--- BEGIN EXERCISE INPUT ---

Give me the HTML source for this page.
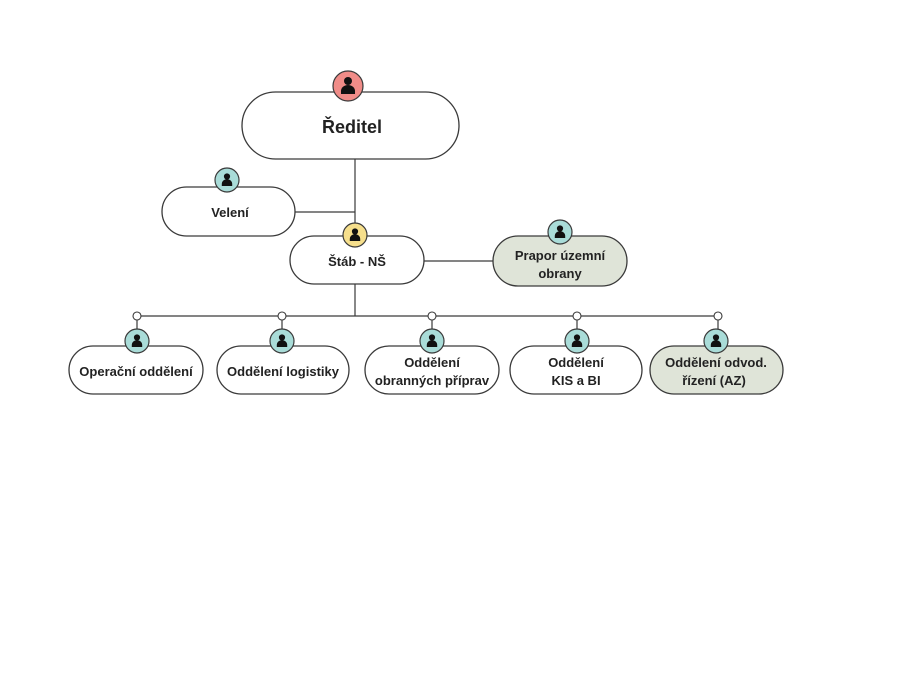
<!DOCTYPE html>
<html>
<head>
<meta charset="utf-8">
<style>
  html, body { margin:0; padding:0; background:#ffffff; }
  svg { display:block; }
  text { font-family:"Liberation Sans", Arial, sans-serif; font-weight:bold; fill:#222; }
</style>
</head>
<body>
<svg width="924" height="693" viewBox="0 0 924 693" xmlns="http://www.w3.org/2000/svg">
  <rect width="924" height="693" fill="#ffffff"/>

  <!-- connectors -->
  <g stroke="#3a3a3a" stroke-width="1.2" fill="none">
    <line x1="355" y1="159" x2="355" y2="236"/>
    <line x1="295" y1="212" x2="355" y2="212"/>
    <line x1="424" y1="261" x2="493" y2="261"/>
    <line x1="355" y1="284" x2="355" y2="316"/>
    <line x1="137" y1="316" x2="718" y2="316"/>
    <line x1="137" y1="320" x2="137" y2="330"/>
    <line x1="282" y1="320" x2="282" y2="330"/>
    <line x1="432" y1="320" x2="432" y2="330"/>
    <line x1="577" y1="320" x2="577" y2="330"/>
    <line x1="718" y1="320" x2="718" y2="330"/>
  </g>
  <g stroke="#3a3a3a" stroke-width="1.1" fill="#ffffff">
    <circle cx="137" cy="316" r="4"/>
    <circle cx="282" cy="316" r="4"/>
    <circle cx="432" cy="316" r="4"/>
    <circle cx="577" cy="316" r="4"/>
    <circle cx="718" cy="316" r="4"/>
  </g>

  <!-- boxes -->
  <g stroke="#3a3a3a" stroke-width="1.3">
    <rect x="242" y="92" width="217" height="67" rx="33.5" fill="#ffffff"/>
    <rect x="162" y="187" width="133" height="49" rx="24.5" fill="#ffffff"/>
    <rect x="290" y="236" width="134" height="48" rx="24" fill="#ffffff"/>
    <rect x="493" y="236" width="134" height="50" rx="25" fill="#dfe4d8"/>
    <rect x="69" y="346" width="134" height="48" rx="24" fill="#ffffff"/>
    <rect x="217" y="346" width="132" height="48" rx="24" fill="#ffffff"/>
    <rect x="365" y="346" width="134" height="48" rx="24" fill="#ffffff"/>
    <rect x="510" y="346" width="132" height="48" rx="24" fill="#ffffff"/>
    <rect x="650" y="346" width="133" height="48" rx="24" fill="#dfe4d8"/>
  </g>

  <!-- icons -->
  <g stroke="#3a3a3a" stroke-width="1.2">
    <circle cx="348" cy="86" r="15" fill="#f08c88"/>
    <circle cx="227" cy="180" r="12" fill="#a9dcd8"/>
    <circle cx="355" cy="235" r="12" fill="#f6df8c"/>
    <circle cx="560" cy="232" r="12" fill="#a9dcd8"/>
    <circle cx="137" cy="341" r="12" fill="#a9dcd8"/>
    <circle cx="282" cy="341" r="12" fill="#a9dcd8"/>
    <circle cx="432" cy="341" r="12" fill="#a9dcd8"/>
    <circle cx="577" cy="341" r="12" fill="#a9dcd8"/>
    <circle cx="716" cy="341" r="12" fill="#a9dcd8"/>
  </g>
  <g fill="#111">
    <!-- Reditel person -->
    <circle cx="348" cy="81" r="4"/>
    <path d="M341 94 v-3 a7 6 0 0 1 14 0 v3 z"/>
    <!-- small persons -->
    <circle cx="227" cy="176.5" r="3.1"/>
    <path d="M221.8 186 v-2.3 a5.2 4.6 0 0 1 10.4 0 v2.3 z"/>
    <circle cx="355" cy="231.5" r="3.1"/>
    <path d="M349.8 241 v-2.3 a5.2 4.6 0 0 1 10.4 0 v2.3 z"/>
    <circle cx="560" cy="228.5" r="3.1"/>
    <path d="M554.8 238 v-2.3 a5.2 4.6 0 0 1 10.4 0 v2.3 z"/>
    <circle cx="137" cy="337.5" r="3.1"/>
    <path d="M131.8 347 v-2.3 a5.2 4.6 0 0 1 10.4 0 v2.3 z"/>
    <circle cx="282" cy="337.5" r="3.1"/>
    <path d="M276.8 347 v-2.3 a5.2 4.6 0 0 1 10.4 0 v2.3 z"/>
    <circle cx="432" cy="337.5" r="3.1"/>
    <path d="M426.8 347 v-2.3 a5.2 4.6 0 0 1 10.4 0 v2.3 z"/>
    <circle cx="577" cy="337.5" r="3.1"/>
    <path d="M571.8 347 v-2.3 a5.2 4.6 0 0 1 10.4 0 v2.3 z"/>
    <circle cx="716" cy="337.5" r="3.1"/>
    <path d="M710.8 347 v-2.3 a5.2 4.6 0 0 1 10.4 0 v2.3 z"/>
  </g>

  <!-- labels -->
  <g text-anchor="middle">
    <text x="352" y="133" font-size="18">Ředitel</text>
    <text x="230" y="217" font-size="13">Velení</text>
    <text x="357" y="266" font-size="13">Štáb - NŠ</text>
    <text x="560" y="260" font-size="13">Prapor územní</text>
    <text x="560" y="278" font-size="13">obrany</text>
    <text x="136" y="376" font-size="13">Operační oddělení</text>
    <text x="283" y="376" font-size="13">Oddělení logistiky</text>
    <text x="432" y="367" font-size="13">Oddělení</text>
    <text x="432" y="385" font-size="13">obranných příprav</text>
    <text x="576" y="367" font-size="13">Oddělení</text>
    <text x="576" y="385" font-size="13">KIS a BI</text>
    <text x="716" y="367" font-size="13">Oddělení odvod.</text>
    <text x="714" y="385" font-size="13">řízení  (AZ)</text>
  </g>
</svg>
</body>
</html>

--- END EXERCISE INPUT ---
--- BEGIN EXERCISE INPUT ---

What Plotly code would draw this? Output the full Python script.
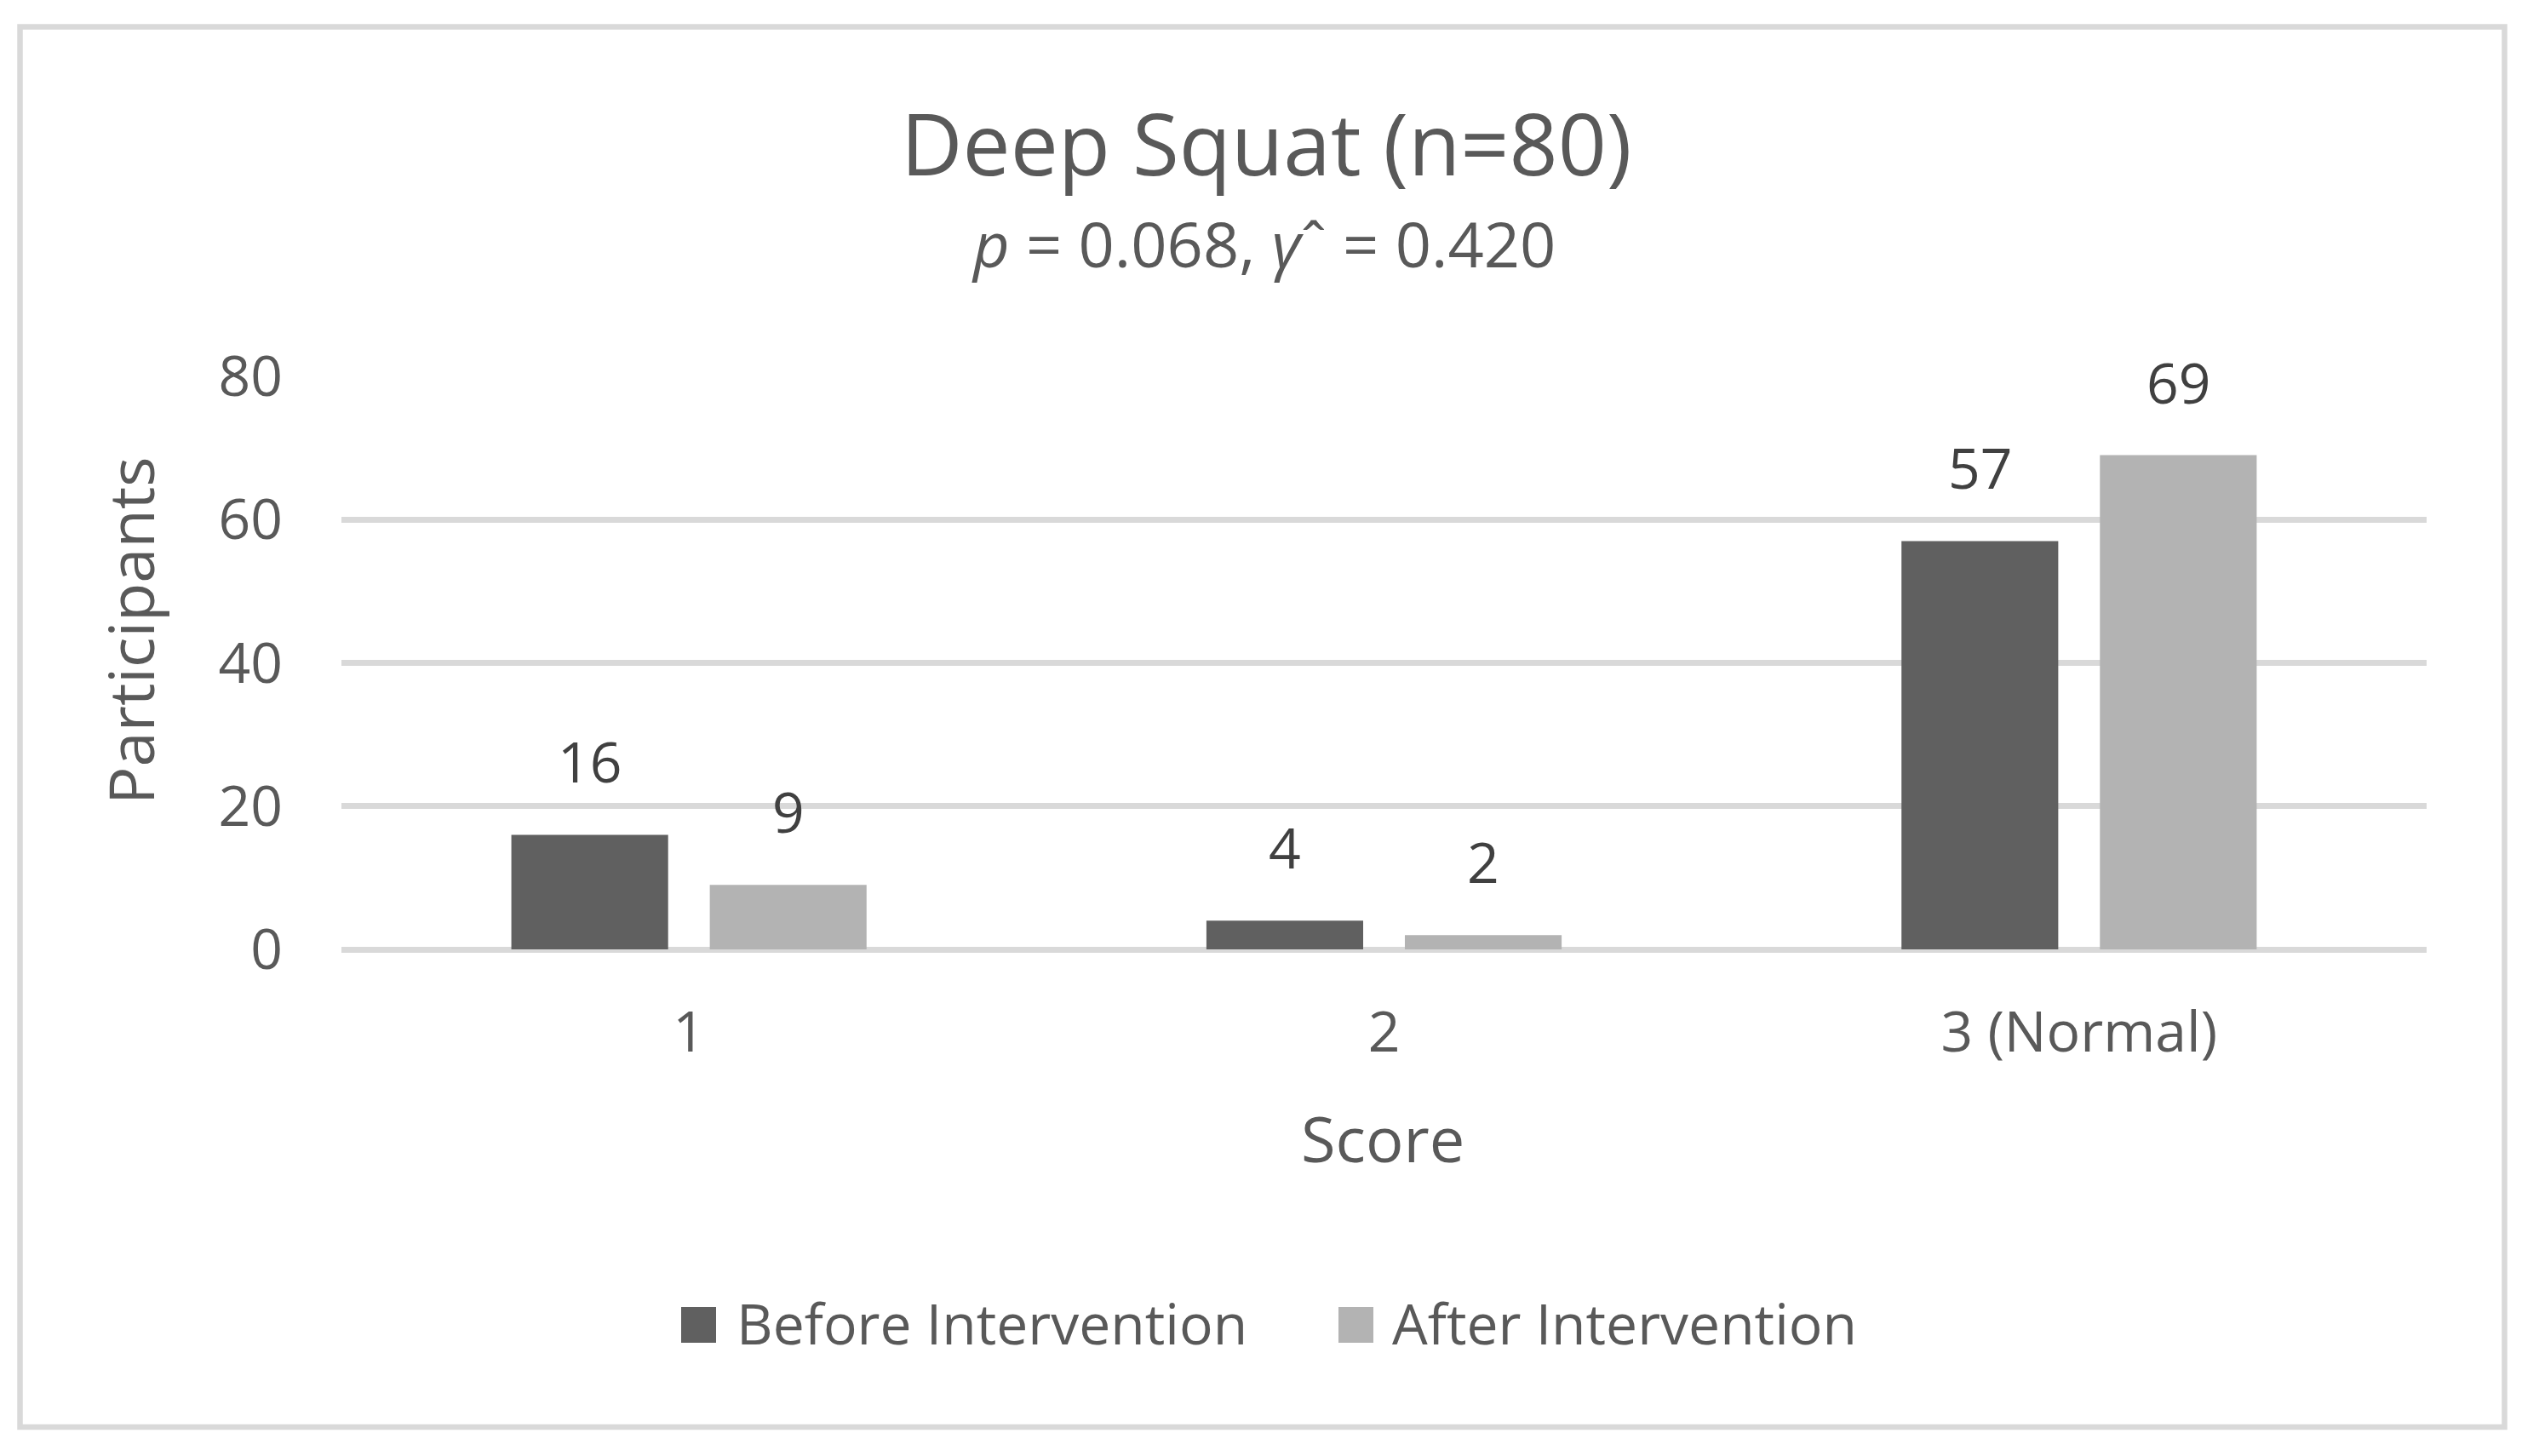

--- END EXERCISE INPUT ---

§ **WHAT IS NEEDED**
Among the records above, find each line holding the string "this" and pull it out.

§ **REPLY**
Give me the HTML source for this page.
What Plotly code would draw this? Output the full Python script.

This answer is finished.